- The Boxers Adventure film poster
- Chinese: 神拳霸腿追魂手
- Hanyu Pinyin: Shén Quán Bà Tuǐ Zhuī Hún Shǒu
- Jyutping: San^{4} Kyun^{4} Baa^{3} Teoi^{2} Zeoi^{1} Wan^{4} Sau^{2}
- Directed by: Tyrone Shu Chia Chih Li
- Written by: Cheung San-Yee
- Produced by: Ng Yuk-Wan
- Starring: Meng Fei Tao-liang Tan Blacky Ko Jack Lung Sai-Ga Lung Tien-Hsiang
- Cinematography: Wan Wen Liao
- Edited by: Wong Chun-San
- Music by: Fu Liang Chou
- Release date: 30 November 1977;
- Running time: 93 minutes
- Country: Taiwan
- Languages: Cantonese Mandarin

= Boxer's Adventure =

1979 film

Boxer's Adventure (神拳霸腿追魂手), also released as The Boxer's of Shaolin, is a 1977 Taiwan martial arts action film starring Tao-liang Tan and Jack Lung Sai-Ga.

==Plot==
When the evil Yun Shi Kai threatens to take control of the local province, the royal minister realises that he must build an army to defeat him. He travels to Tiger village where he enlists the help of three of their finest fighters to aid him in his quest. They are teamed with Captain Lee (Tao-liang Tan) and sent out in advance to prepare the villages for the minister's arrival.
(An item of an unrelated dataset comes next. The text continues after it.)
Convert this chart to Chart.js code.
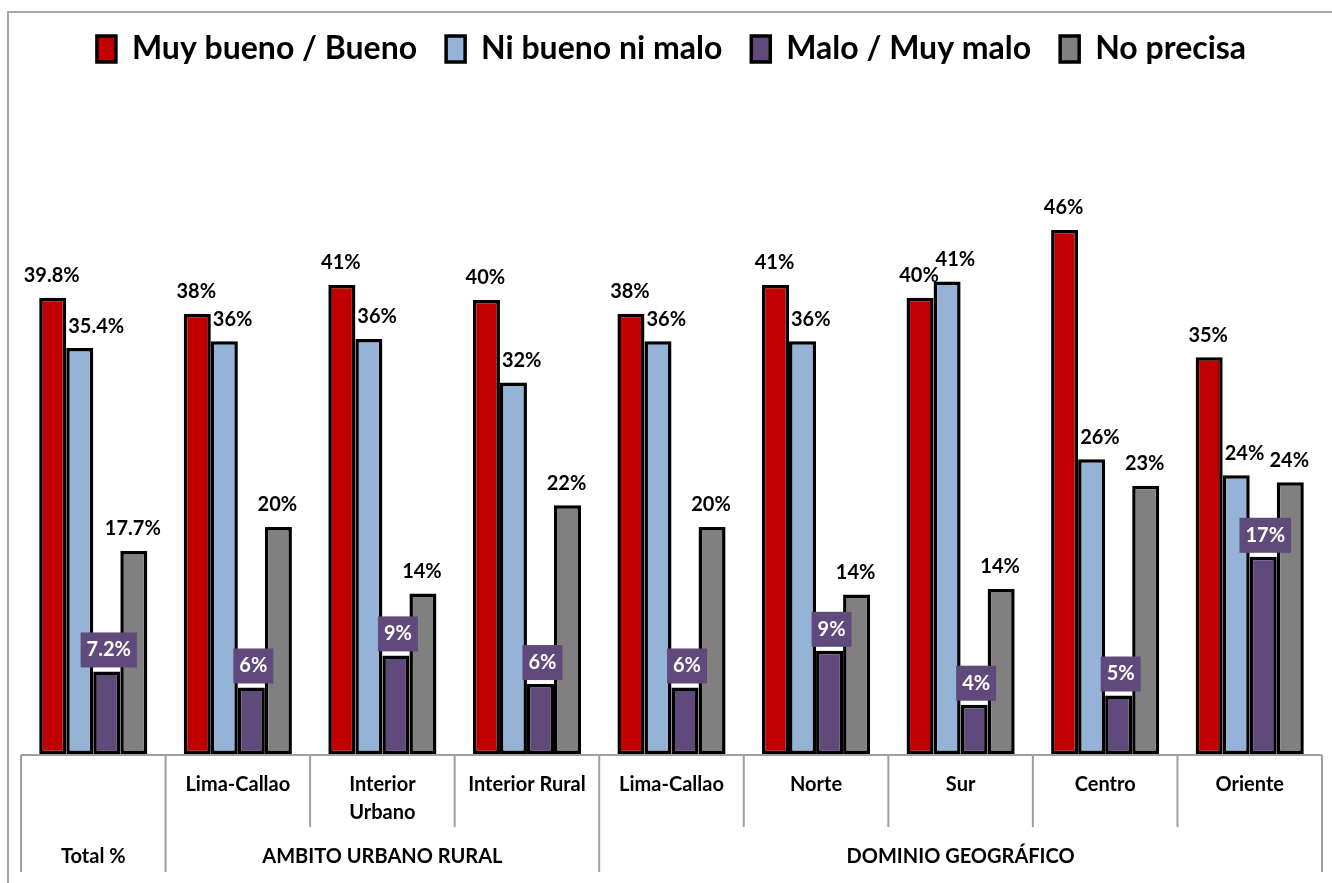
<!DOCTYPE html>
<html>
<head>
<meta charset="utf-8">
<script src="https://cdn.jsdelivr.net/npm/chart.js@4/dist/chart.umd.min.js"></script>
<style>
    html, body { margin: 0; padding: 0; background: #fff; }
    #wrap { width: 1332px; height: 883px; }
</style>
</head>
<body>
<div id="wrap"><canvas id="chart" width="1332" height="883"></canvas></div>
<script>
// Categorías (eje X) y grupos de la tabla inferior
const categories = ['', 'Lima-Callao', ['Interior', 'Urbano'], 'Interior Rural', 'Lima-Callao', 'Norte', 'Sur', 'Centro', 'Oriente'];
const groupNames = ['Total %', 'AMBITO URBANO RURAL', 'DOMINIO GEOGRÁFICO'];
const groupStart = [0, 1, 4];

// Series (%)
const seriesNames = ['Muy bueno / Bueno', 'Ni bueno ni malo', 'Malo / Muy malo', 'No precisa'];
const muyBueno  = [39.8, 38.4, 40.9, 39.6, 38.4, 40.9, 39.8, 45.7, 34.6];
const niBueno   = [35.4, 36.0, 36.2, 32.4, 36.0, 36.0, 41.2, 25.7, 24.3];
const malo      = [7.2, 5.8, 8.6, 6.1, 5.8, 9.0, 4.3, 5.1, 17.2];
const noPrecisa = [17.7, 19.8, 14.0, 21.7, 19.8, 13.9, 14.4, 23.4, 23.7];

const colors = ['#C00000', '#95B3D7', '#604A7B', '#808080'];
const FONT = 'Lato';

// Total con un decimal, el resto redondeado
function fmt(v, i) {
    return (i === 0 ? v.toFixed(1) : Math.round(v)) + '%';
}

// Marco del gráfico
const framePlugin = {
    id: 'frame',
    beforeDraw(chart) {
        const ctx = chart.ctx;
        ctx.save();
        ctx.strokeStyle = '#A6A6A6';
        ctx.lineWidth = 2;
        ctx.beginPath();
        ctx.moveTo(8, chart.height);
        ctx.lineTo(8, 12);
        ctx.lineTo(chart.width, 12);
        ctx.stroke();
        ctx.restore();
    }
};

// Tabla de categorías bajo el eje
const tablePlugin = {
    id: 'table',
    beforeDatasetsDraw(chart) {
        const ctx = chart.ctx;
        const x = chart.scales.x;
        const bottom = chart.chartArea.bottom;
        const n = categories.length;
        const half = (x.getPixelForValue(1) - x.getPixelForValue(0)) / 2;
        const edge = i => (i < n ? x.getPixelForValue(i) - half : x.getPixelForValue(n - 1) + half);

        ctx.save();
        ctx.strokeStyle = '#A0A0A0';
        ctx.lineWidth = 2;
        ctx.beginPath();
        ctx.moveTo(edge(0), bottom + 1);
        ctx.lineTo(edge(n), bottom + 1);
        for (let i = 0; i <= n; i++) {
            const full = groupStart.includes(i) || i === n;
            ctx.moveTo(edge(i), bottom + 1);
            ctx.lineTo(edge(i), bottom + (full ? 118 : 73));
        }
        ctx.stroke();

        ctx.fillStyle = '#000';
        ctx.font = 'bold 20px ' + FONT;
        ctx.textAlign = 'center';
        ctx.textBaseline = 'middle';
        groupNames.forEach((name, g) => {
            const from = groupStart[g];
            const to = g + 1 < groupStart.length ? groupStart[g + 1] : n;
            ctx.fillText(name, (edge(from) + edge(to)) / 2, bottom + 103);
        });
        ctx.restore();
    }
};

// Etiquetas de datos
const labelPlugin = {
    id: 'barLabels',
    afterDatasetsDraw(chart) {
        const ctx = chart.ctx;
        ctx.save();
        ctx.textBaseline = 'middle';
        chart.data.datasets.forEach((ds, di) => {
            const meta = chart.getDatasetMeta(di);
            meta.data.forEach((bar, i) => {
                const txt = fmt(ds.data[i], i);
                if (di === 2) {
                    ctx.font = 'bold 20px ' + FONT;
                    const w = ctx.measureText(txt).width + 12;
                    const h = 35;
                    const cx = bar.x + 2;
                    ctx.fillStyle = colors[2];
                    ctx.fillRect(cx - w / 2, bar.y - 4 - h, w, h);
                    ctx.fillStyle = '#fff';
                    ctx.textAlign = 'center';
                    ctx.fillText(txt, cx, bar.y - 4 - h / 2);
                } else {
                    ctx.font = 'bold 20px ' + FONT;
                    ctx.fillStyle = '#000';
                    if (di === 1) {
                        ctx.textAlign = 'left';
                        ctx.fillText(txt, bar.x - bar.width / 2 + 2, bar.y - 22);
                    } else {
                        ctx.textAlign = 'center';
                        ctx.fillText(txt, bar.x - 1, bar.y - 22);
                    }
                }
            });
        });
        ctx.restore();
    }
};

const seriesData = [muyBueno, niBueno, malo, noPrecisa];

new Chart(document.getElementById('chart'), {
    type: 'bar',
    data: {
        labels: categories,
        datasets: seriesNames.map((name, k) => ({
            label: name,
            data: seriesData[k],
            backgroundColor: colors[k],
            borderColor: '#000',
            borderWidth: 3.5,
            borderSkipped: false,
            categoryPercentage: 0.748,
            barPercentage: 1
        }))
    },
    options: {
        responsive: false,
        animation: false,
        devicePixelRatio: 1,
        layout: { padding: { top: 4, left: 21, right: 10, bottom: 0 } },
        plugins: {
            legend: {
                position: 'top',
                maxHeight: 62,
                labels: {
                    color: '#000',
                    font: { family: FONT, weight: 'bold', size: 32 },
                    boxWidth: 19,
                    boxHeight: 26,
                    padding: 29
                }
            },
            tooltip: { enabled: false }
        },
        scales: {
            x: {
                grid: { display: false, drawTicks: false },
                border: { display: false },
                ticks: {
                    color: '#000',
                    font: { family: FONT, weight: 'bold', size: 20, lineHeight: 1.4 },
                    padding: 17,
                    autoSkip: false,
                    maxRotation: 0
                },
                afterFit: scale => { scale.height = 129; }
            },
            y: {
                display: false,
                min: 0,
                max: 60,
                afterFit: scale => { scale.width = 0; }
            }
        }
    },
    plugins: [framePlugin, tablePlugin, labelPlugin]
});
</script>
</body>
</html>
Along the way they encounter ambushes, romantic interludes and devious plots that all threaten to stop them from completing their duties.

==Cast==
- Tao-liang Tan as Captain Lee Tak Wai
- Meng Fei as Chang Liu
- Jack Lung Sai-Ga as Chow San
- Blacky Ko as Lin Tien Kuen
- Lung Tien-Hsiang as Ghost Palm Wei Ching
- Wang Hsieh as Dong Zhong Cheng
- Chang Chi-Ping as Steel Palm Seven
- Cheung Wai as Wong Jing
- Lung Suen as Governor Cai
- Su Chiang as Chief of Hubao Clan

==Reception==
In a film review, Nanyang Siang Pau said Boxer's Adventure had "a humorous plot and dialogue and a novel style, presenting a new way to meet the audience". The Shin Min Daily News found in a review that the film had "several scenes of exciting fights".